Indeed, corruption may involve a local public official and a foreign citizen or corporation. The allocation of the illegal fruits of corruption may be in a country other than that of the public servant involved. Corruption has gone global and needs to be addressed at a supranational level. Corrupt acts imply a conflict of interest where private gain overrides public interest. Citizens are thus excluded from the benefits of government action to which they are entitled. Where public interest is no longer the thrust of public policies there often is cause for serious governance disorders and for the corresponding decline in development.

I want to emphasise this relationship between corruption and development, and the need to address corruption at a supranational level. The Bank's shareholders (comprising 26 beneficiary member countries from Latin American and the Caribbean and 20 member countries from Europe, North America and Asia) have prompted the Bank to support projects designed to curb corruption at different levels. It is important to keep in mind that the Institution belongs to the member countries and that it therefore reflects the political will of those member States. The Bank's commitment in combating corruption is by all standards a very positive sign.

Development, in its own right, has become an ever-expanding concept for the Bank. Consequently, there has been a broadening of the Bank's agenda over the years, which has not always been an easy task. Institutional programs related to public sector reform are a large percentage of the Bank's lending portfolio and also of its non- refundable technical co-operation financing. This is so because they are considered critical to the development process in the region, whereas in the previous decades infrastructure was the core of the Bank's development programs.

Even within public sector programs there has been a shift in focus. In the past decade, it was largely considered that development would necessarily follow healthy macro-economic policies in a framework of major structural adjustment. The role of the State was dramatically redefined. Most institutional programs and operations were a by- product of economic stabilisation efforts. However, it has now become evident that public sector programs need to go far beyond. It is now clear that they must also closely relate to other aspects of development, such as good governance, rule of law and social welfare. The Bank's concern about corruption relates to these other aspects of development.

The Bank's projects along these lines aim at fostering accountability and integrity in the public sector. The Bank has made a point of responding to the countries' needs for increased transparency in the use of public resources (i.e. public procurement, internal and external audit, financial management); for stronger law enforcement agencies (judicial system); for a more efficient delivery of public social services and; for a professional and politically independent civil service, to mention just a few.

These initiatives would increase the public sector's capacity to better fulfil the role that each country's Constitution prescribes. It would also strengthen the legitimacy and credibility of the governments and ensure the rule of law. In a region that has yet to overcome poverty and consolidate democratic rule, these are major challenges.

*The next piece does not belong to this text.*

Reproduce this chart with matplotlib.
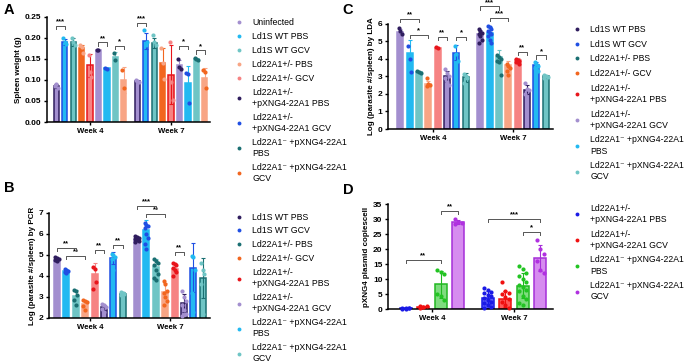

In this context, for the Bank to increase its leverage in the region, it must also address the issue of good governance within the Bank itself. It is important that the Bank ensures the highest standards of in-house integrity. It is also crucial that it guarantees transparency at all stages of the project cycle: selection, design, approval, execution (especially at the contracting and disbursement stages), and evaluation and impact assessment of projects.

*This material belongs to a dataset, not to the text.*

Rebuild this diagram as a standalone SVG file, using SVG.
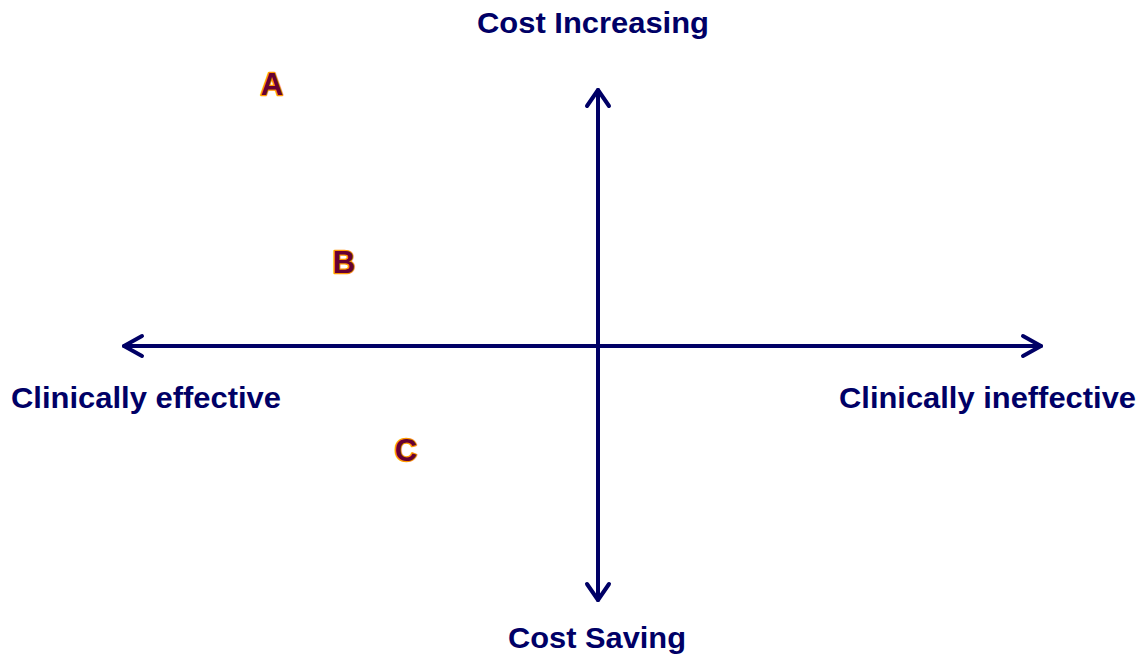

The Bank is in the process of mainstreaming these concerns through an integral anti-corruption policy document that is expected to be approved by its Board of Executive Directors in the first quarter of next year. In addition, the Bank will be hosting a conference early next year during which countries of the region will be invited to share with each other case studies of progress made in controlling corruption. At this event the Bank will also have an opportunity to convey a clear message: its commitment to integrity in the region's development process.

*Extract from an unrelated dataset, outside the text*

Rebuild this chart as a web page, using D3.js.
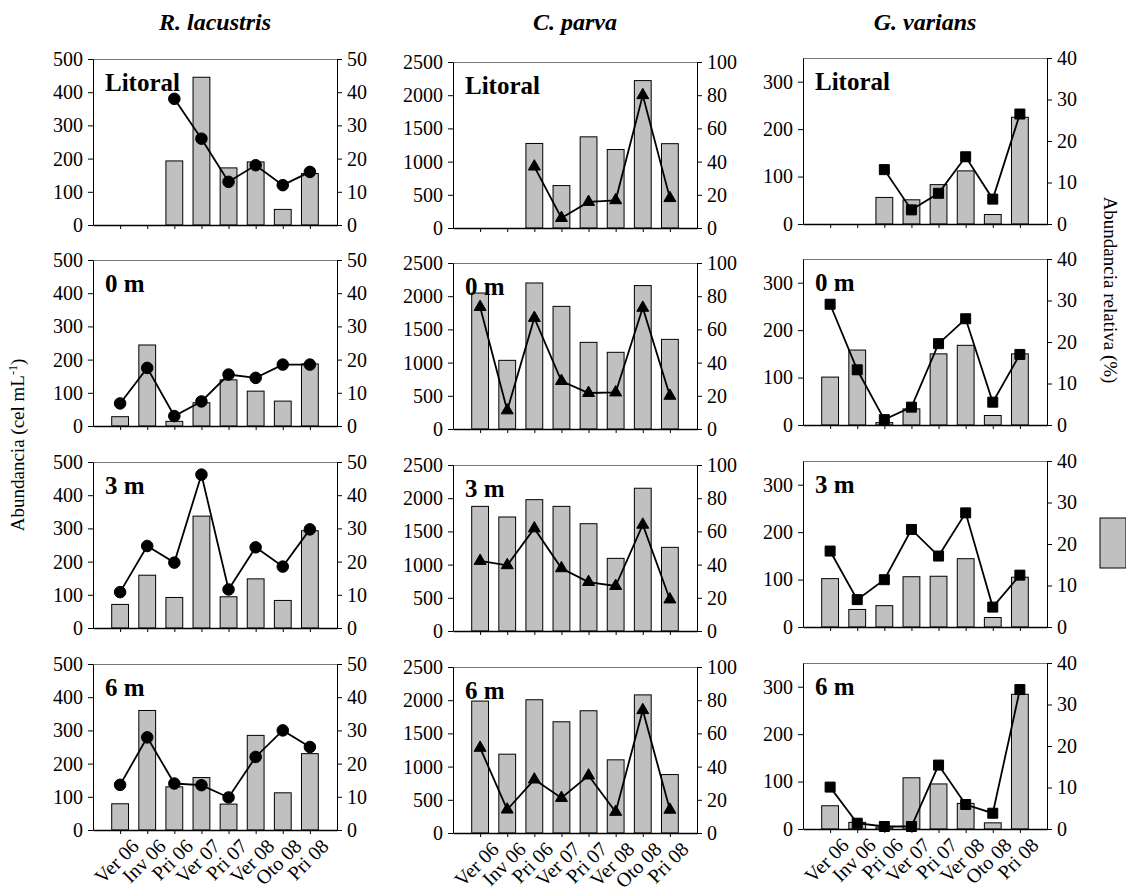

Two years ago, at the Lima Conference, the principal theme of the meeting was enhancing awareness of the corruption problem. Latin America and the Caribbean have gone well beyond that point. According to several opinion polls, corruption has been pointed out as the major concern for citizens in many of our countries. This does not necessarily account for more corruption, but rather for greater public exposure and far less tolerance for corruption. During the last two years, major political figures at the highest level of office have been convicted by courts; the press has greatly increased its leverage in social control of government action; citizens have become more directly and diligently involved in public decision making and in providing adequate oversight for service delivery; legislation, both domestic and international has been passed; the private sector has been increasingly concerned with corporate ethics; political campaign finance is now a recurrent issue; and the war on drugs (the major source of corruption in some member countries) is definitely more effective.

What lies ahead relates mostly to a better implementation of legislation and of policies directed at enforcing integrity in the public sector. The Bank will stand by its member countries in complementing the necessary political will to undertake this on-going effort well into the new millennium.